It’s very clear Hichilema doesn’t want to see Lungu on the ballot paper – M’membe
He writes:
It’s very clear that Mr Hakainde Hichilema doesn’t want to see Mr Edgar Lungu’s name on the presidential ballot paper in 2026.
But this unbridled determination to block Mr Lungu from contesting elections in 2026 is very dangerous and can lead to a series of problems, violations, and destruction of institutions.
The Constitutional Court is certainly not the best institution to aid Mr Hichilema in this undertaking. The hands of the Constitutional Court are tightly tied by Res judicata. It is certainly not well placed to play this assassin role. Let them do something else.
They have tried the stealing and destruction of PF to deny Mr Lungu a platform for his 2026 presidential election bid, but it doesn’t seem to be yielding the desired result.

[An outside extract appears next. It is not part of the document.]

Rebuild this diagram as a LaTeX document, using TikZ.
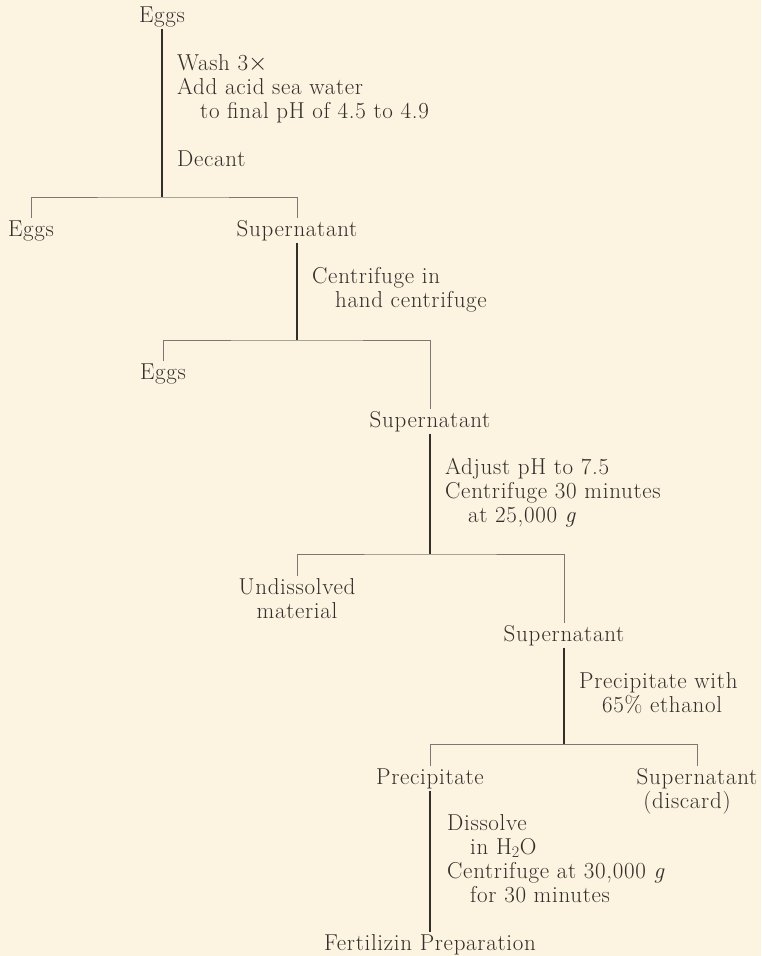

The best thing they can do is simply to let Mr Lungu stand and work very hard to defeat him in a free, fair, and peaceful elections by delivering to the Zambian people on their many promises.
Whereas it might not have been easy for the Constitutional Court to decide Mr Lungu’s eligibility to stand as a presidential candidate in the 2021 elections, it is now very easy for the Constitutional Court to deal with the case before it challenging his eligibility. This is because a final decision was made by this court on this same matter that Mr Lungu was eligible. It will be a gross injustice to Mr Lungu to reverse this decision.
The normal rule is that the judgment by the Constitutional Court is final. A departure from the principle can be justified only when circumstances of a substantial and compelling character make it necessary to do so. We see no such a compelling character in this case. Not being agreeable with the court’s decision is not enough. The Constitutional Court being one of the two highest forums, and the apex courts of our country, it has to be really careful about its final judgment and make sure that there is no miscarriage of justice in a particular case.
Justice is above all. It should also be noted that review is not on any day an appeal in disguise. It can’t be put in the same par as the original hearings of the case. Appeal is to a higher court from a lower court when a party is affected by the judgment.
It is well settled that a party is not entitled to seek a review of a judgment delivered by an apex court merely for the purpose of a rehearsing and a fresh decision of the case. When an apex court reviews a judgement, it does not mean that it is asking itself to run through the proceedings again and decide for a fresh judgment. It is just some kind of reconsideration to a case when it believes that there has been some mistake or miscarriage of justice. It is just an acceptance to the reality of apparent human philosophy, which is inherent to fallibility. Justice is the highest priority, and thus, review could only be done for the sake of justice. Until and unless there is something really obvious that has been missing or omitted in the judgement, there could be no review as according to the normal rule, the decision of the Constitutional Court is final.
There is a saying that justice cannot just be seen, it must be felt in the hearts of the people and in the soul of the country. Justice is above all indeed. Our courts are not mechanised robots and computers when you know for sure that nothing could go wrong in the process.
Judges are humans, and humans are bound to make mistakes. Mistake once done has to be given a chance for fixing as well. This is the normal human psyche. So why not the decisions when the justice is on stake? Like, in day to day life, people make mistakes and amend mistakes, things change. Thus our Constitutional Court, which is the paramount of justice, has also been given a special power. This power is exclusive.
It is just accepting to the wide known fact that humans are not infallible. But this does not mean that the judgment’s given out by the Constitutional Court and its judges are anything less than perfect. Sometimes, you may overlook some grave evidence or some mistake that couldn’t have possibly been foreseen then. Thus, the Constitutional Court has an exclusive right to review its own judgments in the rarest of rare cases.
But it has to be noted that review is not substituting a judgment. A judgment cannot be unsettled when declared. This is a fundamental principle. It is only reconsidering when the Constitutional Court feels that something of grave nature has gone wrong in the judgment. Judgments cannot be taken lightly when they are declared. It has to be understood that power to review is only exercised in rarest of rare cases. We cannot take our Constitutional Court casually. It is true that humans can make mistakes but we are not supposed to have only that in our minds.